* Source excerpt
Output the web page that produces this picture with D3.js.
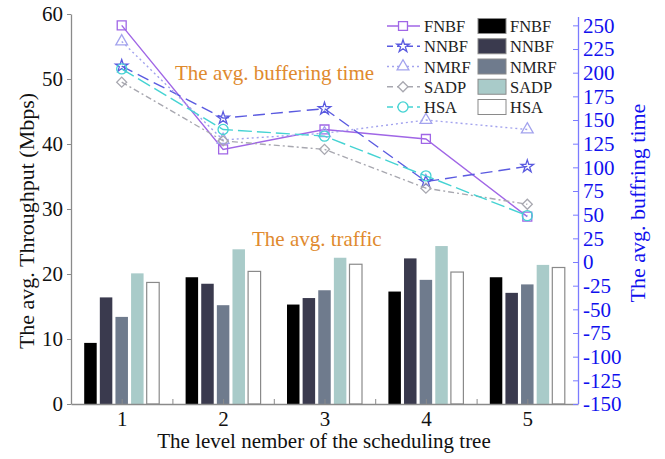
<!DOCTYPE html>
<html>
<head>
<meta charset="utf-8">
<script src="https://cdn.jsdelivr.net/npm/d3@7"></script>
<style>
  body { margin: 0; background: #fff; }
  svg text { font-family: "Liberation Serif", "Times New Roman", serif !important; }
</style>
</head>
<body>
<script>
// data
var levels = [1, 2, 3, 4, 5];
var methods = ["FNBF", "NNBF", "NMRF", "SADP", "HSA"];

// avg. traffic (left axis, Mbps)
var trafficFNBF = [9.4, 19.5, 15.3, 17.3, 19.5];
var trafficNNBF = [16.4, 18.5, 16.3, 22.4, 17.1];
var trafficNMRF = [13.4, 15.2, 17.5, 19.1, 18.4];
var trafficSADP = [20.1, 23.8, 22.5, 24.3, 21.4];
var trafficHSA  = [18.7, 20.4, 21.5, 20.3, 21.0];

// avg. buffering time (right axis)
var bufFNBF = [250, 119, 140, 130, 48];
var bufNNBF = [207, 152, 162, 85, 101];
var bufNMRF = [233, 129, 136, 150, 140];
var bufSADP = [190, 128, 119, 78, 61];
var bufHSA  = [204, 140, 133, 91, 49];

var leftTicks = [0, 10, 20, 30, 40, 50, 60];
var rightTicks = [-150, -125, -100, -75, -50, -25, 0, 25, 50, 75, 100, 125, 150, 175, 200, 225, 250];

var traffic = [trafficFNBF, trafficNNBF, trafficNMRF, trafficSADP, trafficHSA];
var buffering = [bufFNBF, bufNNBF, bufNMRF, bufSADP, bufHSA];

var barColors = ["#000000", "#3a3a4e", "#6f7b8d", "#a9cbc9", "#ffffff"];
var lineStyles = [
  { color: "#a066e6", dash: null, sym: d3.symbolSquare, size: 80, rot: 0 },
  { color: "#5a5ae0", dash: "12,6", sym: d3.symbolStar, size: 48, rot: 0 },
  { color: "#a3a3ee", dash: "2,3", sym: d3.symbolTriangle, size: 60, rot: 0 },
  { color: "#a8a8b0", dash: "6,3,2,3", sym: d3.symbolSquare, size: 50, rot: 45 },
  { color: "#45d3d3", dash: "14,5", sym: d3.symbolCircle, size: 80, rot: 0 }
];

var W = 665, H = 459;
var svg = d3.select("body").append("svg")
    .attr("width", W)
    .attr("height", H);

var x = d3.scaleLinear().domain([0.5, 5.5]).range([71, 578]);
var yL = d3.scaleLinear().domain([0, 60]).range([404, 14]);
var yR = d3.scaleLinear().domain([-150, 262]).range([404, 14]);
var xIn = d3.scaleBand().domain(methods).range([-37.5, 37.5]).paddingInner(0.2);

// bars
for (var s = 0; s < methods.length; s++) {
  svg.append("g").selectAll("rect")
    .data(traffic[s])
    .enter().append("rect")
    .attr("x", function(d, i) { return x(levels[i]) + xIn(methods[s]); })
    .attr("y", function(d) { return yL(d); })
    .attr("width", xIn.bandwidth())
    .attr("height", function(d) { return yL(0) - yL(d); })
    .style("fill", barColors[s])
    .style("stroke", s == 4 ? "#8a8a8a" : "none")
    .style("stroke-width", 1.2);
}

// bottom axis
var xAxis = d3.axisBottom(x)
    .tickValues([0.5, 1, 1.5, 2, 2.5, 3, 3.5, 4, 4.5, 5, 5.5])
    .tickSizeInner(-5).tickSizeOuter(0)
    .tickFormat(function(d) { return d % 1 == 0 ? d : ""; });
var gx = svg.append("g").attr("transform", "translate(0,404)").call(xAxis)
    .attr("font-family", null).attr("font-size", null);
gx.select(".domain").style("stroke", "#8a8a8a").style("stroke-width", 1.3);
gx.selectAll(".tick line").style("stroke", "#8a8a8a");
gx.selectAll("text").attr("y", 7).style("font-size", "21px").style("fill", "#111");

// left axis
var yAxisL = d3.axisLeft(yL).tickValues(leftTicks).tickSizeInner(4).tickSizeOuter(0).tickPadding(4);
var gl = svg.append("g").attr("transform", "translate(71,0)").call(yAxisL)
    .attr("font-family", null).attr("font-size", null);
gl.select(".domain").style("stroke", "#8a8a8a").style("stroke-width", 1.3);
gl.selectAll(".tick line").style("stroke", "#8a8a8a");
gl.selectAll("text").style("font-size", "21px").style("fill", "#111");

// right axis
var yAxisR = d3.axisRight(yR).tickValues(rightTicks).tickSizeInner(-5).tickSizeOuter(0).tickPadding(5)
    .tickFormat(function(d) { return d < 0 ? "-" + Math.abs(d) : "" + d; });
var gr = svg.append("g").attr("transform", "translate(578,0)").call(yAxisR)
    .attr("font-family", null).attr("font-size", null);
gr.select(".domain").attr("d", "M0.5,17V404").style("stroke", "#7b7bff").style("stroke-width", 1.3);
gr.selectAll(".tick line").style("stroke", "#7b7bff");
gr.selectAll("text").style("font-size", "21px").style("fill", "#1010ee");

// lines
var line = d3.line()
    .x(function(d, i) { return x(levels[i]); })
    .y(function(d) { return yR(d); });

for (var s = 0; s < methods.length; s++) {
  var st = lineStyles[s];
  svg.append("path")
    .attr("d", line(buffering[s]))
    .style("fill", "none")
    .style("stroke", st.color)
    .style("stroke-width", 1.4)
    .style("stroke-dasharray", st.dash);
  svg.append("g").selectAll("path")
    .data(buffering[s])
    .enter().append("path")
    .attr("d", d3.symbol().type(st.sym).size(st.size))
    .attr("transform", function(d, i) {
      return "translate(" + x(levels[i]) + "," + yR(d) + ") rotate(" + st.rot + ")";
    })
    .style("fill", "none")
    .style("stroke", st.color)
    .style("stroke-width", 1.3);
}

// legend (lines)
var legY = d3.scaleLinear().domain([0, 4]).range([26, 107]);
for (var s = 0; s < methods.length; s++) {
  var st = lineStyles[s];
  var yy = legY(s);
  svg.append("line")
    .attr("x1", 387).attr("x2", 420).attr("y1", yy).attr("y2", yy)
    .style("stroke", st.color).style("stroke-width", 1.4)
    .style("stroke-dasharray", st.dash ? (s == 2 ? "2,3" : "6,4") : null);
  svg.append("path")
    .attr("d", d3.symbol().type(st.sym).size(st.size))
    .attr("transform", "translate(403," + yy + ") rotate(" + st.rot + ")")
    .style("fill", "#fff").style("stroke", st.color).style("stroke-width", 1.3);
  svg.append("text")
    .attr("x", 424).attr("y", yy + 6)
    .text(methods[s])
    .style("font-size", "16.5px").style("fill", "#222");

  // legend (bars)
  svg.append("rect")
    .attr("x", 478).attr("y", yy - 7.5).attr("width", 28).attr("height", 15)
    .style("fill", barColors[s]).style("stroke", "#8a8a8a").style("stroke-width", 1);
  svg.append("text")
    .attr("x", 510).attr("y", yy + 6)
    .text(methods[s])
    .style("font-size", "16.5px").style("fill", "#222");
}

// annotations
svg.append("text").attr("x", 175).attr("y", 80)
  .text("The avg. buffering time")
  .style("font-size", "21px").style("fill", "#e08a2e");
svg.append("text").attr("x", 252).attr("y", 246)
  .text("The avg. traffic")
  .style("font-size", "21px").style("fill", "#e08a2e");

// axis titles
svg.append("text")
  .attr("x", 324).attr("y", 448)
  .attr("text-anchor", "middle")
  .text("The level nember of the scheduling tree")
  .style("font-size", "21px").style("fill", "#111");

svg.append("text")
  .attr("transform", "translate(34,221) rotate(-90)")
  .attr("text-anchor", "middle")
  .text("The avg. Throughput (Mbps)")
  .style("font-size", "22px").style("fill", "#111");

svg.append("text")
  .attr("transform", "translate(645,203) rotate(-90)")
  .attr("text-anchor", "middle")
  .text("The avg. buffring time")
  .style("font-size", "22px").style("fill", "#1010ee");
</script>
</body>
</html>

* Stated exercise
Skip the images and write out the rest of the listing exactly.

* Output
Output the web page that produces this picture with D3.js.
<!DOCTYPE html>
<html>
<head>
<meta charset="utf-8">
<script src="https://cdn.jsdelivr.net/npm/d3@7"></script>
<style>
  body { margin: 0; background: #fff; }
  svg text { font-family: "Liberation Serif", "Times New Roman", serif !important; }
</style>
</head>
<body>
<script>
// data
var levels = [1, 2, 3, 4, 5];
var methods = ["FNBF", "NNBF", "NMRF", "SADP", "HSA"];

// avg. traffic (left axis, Mbps)
var trafficFNBF = [9.4, 19.5, 15.3, 17.3, 19.5];
var trafficNNBF = [16.4, 18.5, 16.3, 22.4, 17.1];
var trafficNMRF = [13.4, 15.2, 17.5, 19.1, 18.4];
var trafficSADP = [20.1, 23.8, 22.5, 24.3, 21.4];
var trafficHSA  = [18.7, 20.4, 21.5, 20.3, 21.0];

// avg. buffering time (right axis)
var bufFNBF = [250, 119, 140, 130, 48];
var bufNNBF = [207, 152, 162, 85, 101];
var bufNMRF = [233, 129, 136, 150, 140];
var bufSADP = [190, 128, 119, 78, 61];
var bufHSA  = [204, 140, 133, 91, 49];

var leftTicks = [0, 10, 20, 30, 40, 50, 60];
var rightTicks = [-150, -125, -100, -75, -50, -25, 0, 25, 50, 75, 100, 125, 150, 175, 200, 225, 250];

var traffic = [trafficFNBF, trafficNNBF, trafficNMRF, trafficSADP, trafficHSA];
var buffering = [bufFNBF, bufNNBF, bufNMRF, bufSADP, bufHSA];

var barColors = ["#000000", "#3a3a4e", "#6f7b8d", "#a9cbc9", "#ffffff"];
var lineStyles = [
  { color: "#a066e6", dash: null, sym: d3.symbolSquare, size: 80, rot: 0 },
  { color: "#5a5ae0", dash: "12,6", sym: d3.symbolStar, size: 48, rot: 0 },
  { color: "#a3a3ee", dash: "2,3", sym: d3.symbolTriangle, size: 60, rot: 0 },
  { color: "#a8a8b0", dash: "6,3,2,3", sym: d3.symbolSquare, size: 50, rot: 45 },
  { color: "#45d3d3", dash: "14,5", sym: d3.symbolCircle, size: 80, rot: 0 }
];

var W = 665, H = 459;
var svg = d3.select("body").append("svg")
    .attr("width", W)
    .attr("height", H);

var x = d3.scaleLinear().domain([0.5, 5.5]).range([71, 578]);
var yL = d3.scaleLinear().domain([0, 60]).range([404, 14]);
var yR = d3.scaleLinear().domain([-150, 262]).range([404, 14]);
var xIn = d3.scaleBand().domain(methods).range([-37.5, 37.5]).paddingInner(0.2);

// bars
for (var s = 0; s < methods.length; s++) {
  svg.append("g").selectAll("rect")
    .data(traffic[s])
    .enter().append("rect")
    .attr("x", function(d, i) { return x(levels[i]) + xIn(methods[s]); })
    .attr("y", function(d) { return yL(d); })
    .attr("width", xIn.bandwidth())
    .attr("height", function(d) { return yL(0) - yL(d); })
    .style("fill", barColors[s])
    .style("stroke", s == 4 ? "#8a8a8a" : "none")
    .style("stroke-width", 1.2);
}

// bottom axis
var xAxis = d3.axisBottom(x)
    .tickValues([0.5, 1, 1.5, 2, 2.5, 3, 3.5, 4, 4.5, 5, 5.5])
    .tickSizeInner(-5).tickSizeOuter(0)
    .tickFormat(function(d) { return d % 1 == 0 ? d : ""; });
var gx = svg.append("g").attr("transform", "translate(0,404)").call(xAxis)
    .attr("font-family", null).attr("font-size", null);
gx.select(".domain").style("stroke", "#8a8a8a").style("stroke-width", 1.3);
gx.selectAll(".tick line").style("stroke", "#8a8a8a");
gx.selectAll("text").attr("y", 7).style("font-size", "21px").style("fill", "#111");

// left axis
var yAxisL = d3.axisLeft(yL).tickValues(leftTicks).tickSizeInner(4).tickSizeOuter(0).tickPadding(4);
var gl = svg.append("g").attr("transform", "translate(71,0)").call(yAxisL)
    .attr("font-family", null).attr("font-size", null);
gl.select(".domain").style("stroke", "#8a8a8a").style("stroke-width", 1.3);
gl.selectAll(".tick line").style("stroke", "#8a8a8a");
gl.selectAll("text").style("font-size", "21px").style("fill", "#111");

// right axis
var yAxisR = d3.axisRight(yR).tickValues(rightTicks).tickSizeInner(-5).tickSizeOuter(0).tickPadding(5)
    .tickFormat(function(d) { return d < 0 ? "-" + Math.abs(d) : "" + d; });
var gr = svg.append("g").attr("transform", "translate(578,0)").call(yAxisR)
    .attr("font-family", null).attr("font-size", null);
gr.select(".domain").attr("d", "M0.5,17V404").style("stroke", "#7b7bff").style("stroke-width", 1.3);
gr.selectAll(".tick line").style("stroke", "#7b7bff");
gr.selectAll("text").style("font-size", "21px").style("fill", "#1010ee");

// lines
var line = d3.line()
    .x(function(d, i) { return x(levels[i]); })
    .y(function(d) { return yR(d); });

for (var s = 0; s < methods.length; s++) {
  var st = lineStyles[s];
  svg.append("path")
    .attr("d", line(buffering[s]))
    .style("fill", "none")
    .style("stroke", st.color)
    .style("stroke-width", 1.4)
    .style("stroke-dasharray", st.dash);
  svg.append("g").selectAll("path")
    .data(buffering[s])
    .enter().append("path")
    .attr("d", d3.symbol().type(st.sym).size(st.size))
    .attr("transform", function(d, i) {
      return "translate(" + x(levels[i]) + "," + yR(d) + ") rotate(" + st.rot + ")";
    })
    .style("fill", "none")
    .style("stroke", st.color)
    .style("stroke-width", 1.3);
}

// legend (lines)
var legY = d3.scaleLinear().domain([0, 4]).range([26, 107]);
for (var s = 0; s < methods.length; s++) {
  var st = lineStyles[s];
  var yy = legY(s);
  svg.append("line")
    .attr("x1", 387).attr("x2", 420).attr("y1", yy).attr("y2", yy)
    .style("stroke", st.color).style("stroke-width", 1.4)
    .style("stroke-dasharray", st.dash ? (s == 2 ? "2,3" : "6,4") : null);
  svg.append("path")
    .attr("d", d3.symbol().type(st.sym).size(st.size))
    .attr("transform", "translate(403," + yy + ") rotate(" + st.rot + ")")
    .style("fill", "#fff").style("stroke", st.color).style("stroke-width", 1.3);
  svg.append("text")
    .attr("x", 424).attr("y", yy + 6)
    .text(methods[s])
    .style("font-size", "16.5px").style("fill", "#222");

  // legend (bars)
  svg.append("rect")
    .attr("x", 478).attr("y", yy - 7.5).attr("width", 28).attr("height", 15)
    .style("fill", barColors[s]).style("stroke", "#8a8a8a").style("stroke-width", 1);
  svg.append("text")
    .attr("x", 510).attr("y", yy + 6)
    .text(methods[s])
    .style("font-size", "16.5px").style("fill", "#222");
}

// annotations
svg.append("text").attr("x", 175).attr("y", 80)
  .text("The avg. buffering time")
  .style("font-size", "21px").style("fill", "#e08a2e");
svg.append("text").attr("x", 252).attr("y", 246)
  .text("The avg. traffic")
  .style("font-size", "21px").style("fill", "#e08a2e");

// axis titles
svg.append("text")
  .attr("x", 324).attr("y", 448)
  .attr("text-anchor", "middle")
  .text("The level nember of the scheduling tree")
  .style("font-size", "21px").style("fill", "#111");

svg.append("text")
  .attr("transform", "translate(34,221) rotate(-90)")
  .attr("text-anchor", "middle")
  .text("The avg. Throughput (Mbps)")
  .style("font-size", "22px").style("fill", "#111");

svg.append("text")
  .attr("transform", "translate(645,203) rotate(-90)")
  .attr("text-anchor", "middle")
  .text("The avg. buffring time")
  .style("font-size", "22px").style("fill", "#1010ee");
</script>
</body>
</html>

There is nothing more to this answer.